▶ [Dataset section]:
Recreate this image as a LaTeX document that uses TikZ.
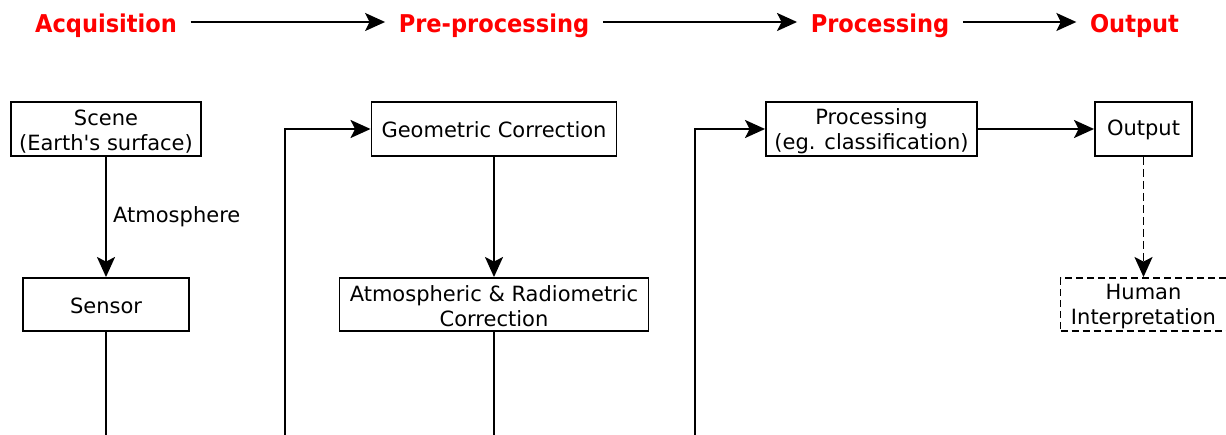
\documentclass[tikz,border=0pt]{standalone}
\usepackage{fontspec}
\setmainfont{DejaVu Sans}
\newfontfamily\headfont[FakeStretch=0.92]{DejaVu Sans}
\usetikzlibrary{arrows.meta}
\definecolor{hdred}{RGB}{255,0,0}
\newcommand\mystrut[1]{\rule{0pt}{#1}}
\begin{document}
\begin{tikzpicture}[x=1pt,y=-1pt,
  box/.style={draw,line width=1.9pt,inner sep=0pt,align=center,font=\fontsize{21}{25}\selectfont},
  dbox/.style={box,dash pattern=on 7pt off 4pt},
  lbl/.style={inner sep=0pt,font=\fontsize{21}{25}\selectfont},
  head/.style={text=hdred,font=\headfont\bfseries\fontsize{24.5}{28}\selectfont,inner xsep=13.5pt,inner ysep=0pt,text height=25pt,text depth=4.4pt},
  conn/.style={line width=1.9pt,-{Stealth[length=20pt,width=18pt,inset=4.5pt]}},
  wire/.style={line width=1.9pt}]
\useasboundingbox (0,0) rectangle (1226,435);
\clip (0,0) rectangle (1226,435);
% header
\node[head] (hacq) at (106,22) {Acquisition};
\node[head] (hpre) at (494,22) {Pre-processing};
\node[head] (hproc) at (880,22) {Processing};
\node[head] (hout) at (1134.5,22) {Output};
\draw[conn] (hacq) -- (hpre);
\draw[conn] (hpre) -- (hproc);
\draw[conn] (hproc) -- (hout);
% acquisition column
\node[box,minimum width=190pt,minimum height=54pt] (scene) at (106,129) {\mystrut{20pt}Scene\\(Earth\textquotesingle s surface)};
\node[box,minimum width=166pt,minimum height=53pt] (sensor) at (106,304.5) {\mystrut{18pt}Sensor};
\node[lbl,anchor=west] (atm) at (113,217) {Atmosphere};
\draw[conn] (scene) -- (sensor);
\coordinate (sbot) at (106,445);
\draw[wire] (sensor) -- (sbot);
% pre-processing column
\node[box,minimum width=245pt,minimum height=54pt] (geo) at (494,129) {\mystrut{18pt}Geometric Correction};
\node[box,minimum width=309pt,minimum height=53pt] (atmc) at (494,304.5) {\mystrut{20pt}Atmospheric \& Radiometric\\Correction};
\coordinate (l1) at (285,445);
\draw[conn] (l1) |- (geo);
\draw[conn] (geo) -- (atmc);
\coordinate (abot) at (494,445);
\draw[wire] (atmc) -- (abot);
% processing column
\node[box,minimum width=211pt,minimum height=54pt] (proc) at (871.5,129) {\mystrut{20pt}Processing\\(eg. classification)};
\coordinate (l2) at (695,445);
\draw[conn] (l2) |- (proc);
% output column
\node[box,minimum width=97pt,minimum height=54pt] (out) at (1143.5,129) {\mystrut{18pt}Output};
\node[dbox,minimum width=166pt,minimum height=53pt] (human) at (1143.5,304.5) {\mystrut{20pt}Human\\Interpretation};
\draw[conn] (proc) -- (out);
\draw[conn,dash pattern=on 8pt off 4pt] (out) -- (human);
\end{tikzpicture}
\end{document}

▶ [Aim]: Repeat the material verbatim. Do not carry over any picture.

▶ [Final answer]:
Recreate this image as a LaTeX document that uses TikZ.
\documentclass[tikz,border=0pt]{standalone}
\usepackage{fontspec}
\setmainfont{DejaVu Sans}
\newfontfamily\headfont[FakeStretch=0.92]{DejaVu Sans}
\usetikzlibrary{arrows.meta}
\definecolor{hdred}{RGB}{255,0,0}
\newcommand\mystrut[1]{\rule{0pt}{#1}}
\begin{document}
\begin{tikzpicture}[x=1pt,y=-1pt,
  box/.style={draw,line width=1.9pt,inner sep=0pt,align=center,font=\fontsize{21}{25}\selectfont},
  dbox/.style={box,dash pattern=on 7pt off 4pt},
  lbl/.style={inner sep=0pt,font=\fontsize{21}{25}\selectfont},
  head/.style={text=hdred,font=\headfont\bfseries\fontsize{24.5}{28}\selectfont,inner xsep=13.5pt,inner ysep=0pt,text height=25pt,text depth=4.4pt},
  conn/.style={line width=1.9pt,-{Stealth[length=20pt,width=18pt,inset=4.5pt]}},
  wire/.style={line width=1.9pt}]
\useasboundingbox (0,0) rectangle (1226,435);
\clip (0,0) rectangle (1226,435);
% header
\node[head] (hacq) at (106,22) {Acquisition};
\node[head] (hpre) at (494,22) {Pre-processing};
\node[head] (hproc) at (880,22) {Processing};
\node[head] (hout) at (1134.5,22) {Output};
\draw[conn] (hacq) -- (hpre);
\draw[conn] (hpre) -- (hproc);
\draw[conn] (hproc) -- (hout);
% acquisition column
\node[box,minimum width=190pt,minimum height=54pt] (scene) at (106,129) {\mystrut{20pt}Scene\\(Earth\textquotesingle s surface)};
\node[box,minimum width=166pt,minimum height=53pt] (sensor) at (106,304.5) {\mystrut{18pt}Sensor};
\node[lbl,anchor=west] (atm) at (113,217) {Atmosphere};
\draw[conn] (scene) -- (sensor);
\coordinate (sbot) at (106,445);
\draw[wire] (sensor) -- (sbot);
% pre-processing column
\node[box,minimum width=245pt,minimum height=54pt] (geo) at (494,129) {\mystrut{18pt}Geometric Correction};
\node[box,minimum width=309pt,minimum height=53pt] (atmc) at (494,304.5) {\mystrut{20pt}Atmospheric \& Radiometric\\Correction};
\coordinate (l1) at (285,445);
\draw[conn] (l1) |- (geo);
\draw[conn] (geo) -- (atmc);
\coordinate (abot) at (494,445);
\draw[wire] (atmc) -- (abot);
% processing column
\node[box,minimum width=211pt,minimum height=54pt] (proc) at (871.5,129) {\mystrut{20pt}Processing\\(eg. classification)};
\coordinate (l2) at (695,445);
\draw[conn] (l2) |- (proc);
% output column
\node[box,minimum width=97pt,minimum height=54pt] (out) at (1143.5,129) {\mystrut{18pt}Output};
\node[dbox,minimum width=166pt,minimum height=53pt] (human) at (1143.5,304.5) {\mystrut{20pt}Human\\Interpretation};
\draw[conn] (proc) -- (out);
\draw[conn,dash pattern=on 8pt off 4pt] (out) -- (human);
\end{tikzpicture}
\end{document}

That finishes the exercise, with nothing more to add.